Paul Verhoeven adapte un récit de Philip K. Dick et marque le cinéma de science-fiction d'une nouvelle œuvre d'exception
TOTAL RECALL
1990 – USA
Réalisé par Paul Verhoeven
Avec Arnold Schwareznegger, Rachel Ticotin, Sharon Stone, Michael Ironside, Ronny Cox, Marshall Bell
THEMA FUTUR I RÊVES I MONDES VIRTUELS ET MONDES PARALLELES
Heureux de sa collaboration avec David Cronenberg sur Dead Zone, le producteur Dino de Laurentiis proposa au réalisateur canadien l’adaptation de la nouvelle « Souvenirs à vendre » de Philip K. Dick. Rebaptisé Total Recall, le scénario fut co-écrit par Cronenberg et Ronald Shusset, mais au bout d’une quinzaine de versions, il devint évident que les deux hommes ne parviendraient pas à accorder leurs violons. Cronenberg s’en alla donc réaliser La Mouche pour Mel Brooks, De Laurentiis fit faillite, et Carolco récupéra le projet à l’initiative d’Arnold Schwarzenegger, heureux d’en tenir la vedette. Quant à la mise en scène, elle fut confiée à Paul Verhoeven, déclaré « homme de la situation » après son excellent travail sur Robocop.
Total Recall se déroule en 2048. Hanté par un cauchemar qui l’entraîne chaque nuit sur Mars, l’ouvrier Doug Quaid (Schwarzy) s’adresse à un laboratoire, Recall, qui lui offre de matérialiser son rêve grâce à un puissant hallucinogène. Mais l’expérience dérape : la drogue réveille en lui le souvenir d’un séjour bien réel sur Mars, à l’époque où il était l’agent le plus redouté du cruel Vilos Coohagen (Ronny Cox). Afin de dissiper ses souvenirs confus et de faire la part du réel et du fantasmé, Quaid décide de repartir sur Mars… Deuxième adaptation marquante d’un récit de Philip K. Dick, après le Blade Runner de Ridley Scott, Total Recall marque une nouvelle étape importante dans la science-fiction cinématographique, et ce à plus d’un titre. D’un point de vue strictement visuel, il convient de saluer la performance conjointe de tous les départements d’effets spéciaux mis à contribution. Ainsi les maquillages de Rob Bottin repoussent-ils les limites de l’animatronique (le robot chauffeur de taxi, le mutant Kuato greffé sur un estomac humain) et les maquettes se combinent-elles aux images réelles grâce à de révolutionnaires prises de vues pilotées par ordinateur (voir notamment la scène du métro martien). « J’ai également utilisé des images de synthèse, ce qui n’était pas fréquent à l’époque », ajoute fièrement Paul Verhoeven. « C’était dans la scène où Arnold Schwarzenegger passe devant un détecteur de métaux et que son squelette apparaît en 3D. » (1)
Rêve ou réalité ?
Mais sans les cheminements labyrinthiques du scénario, finalement co-rédigé par Shusset, Dan O’Bannon et Gary Goldman, les effets spéciaux ne seraient que d’amusantes attractions.
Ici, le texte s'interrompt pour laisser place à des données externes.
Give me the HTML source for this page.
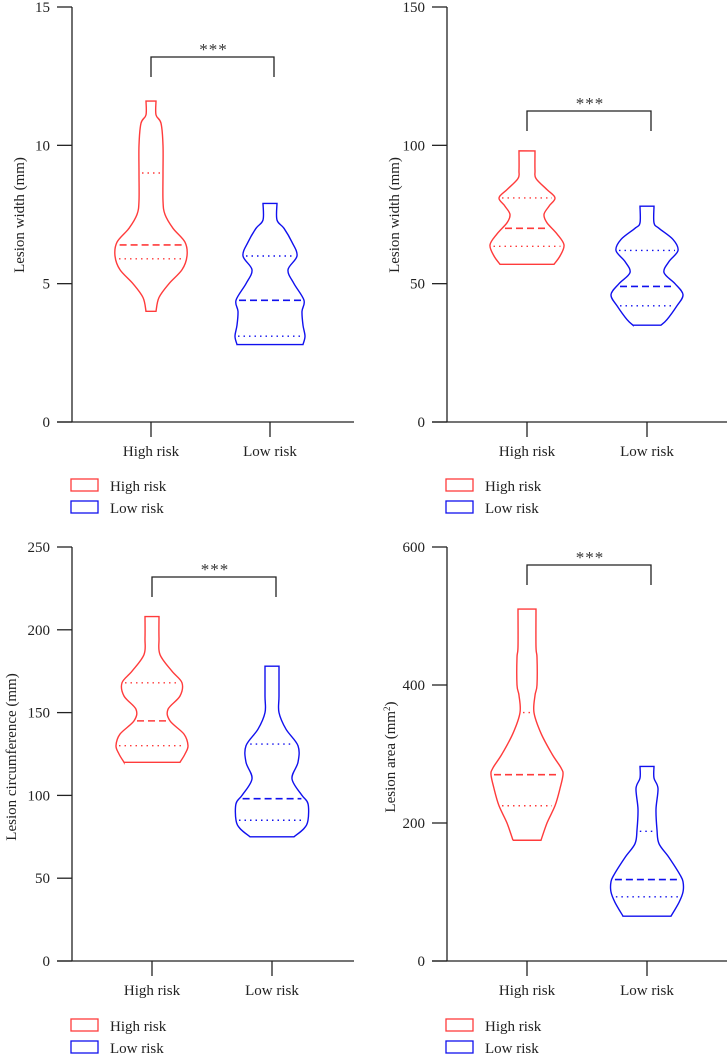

Or c’est la force du récit qui mua presque Total Recall en classique du genre. Le thème du double, du souvenir faussé et de l’équilibre sans cesse menacé entre une réalité onirique et un rêve très réaliste s’entremêlent de manière vertigineuse. Et l’éclair de génie le plus magistral est bien de ne proposer aucune solution définitive au spectateur et de le laisser conclure lui-même en fonction de ce qu’il croit être la réalité, à partir des éléments soigneusement disséminés au cours de la narration. Sans doute une direction artistique plus raffinée et un comédien plus subtil que Schwarzenegger (comme Richard Dreyfuss ou William Hurt, envisagés à l’origine par Verhoeven) auraient-ils renforcé le réalisme du film. Mais l’impact de Total Recall n’en souffre pas outre mesure, et une série TV à succès y fera suite quatre ans plus tard.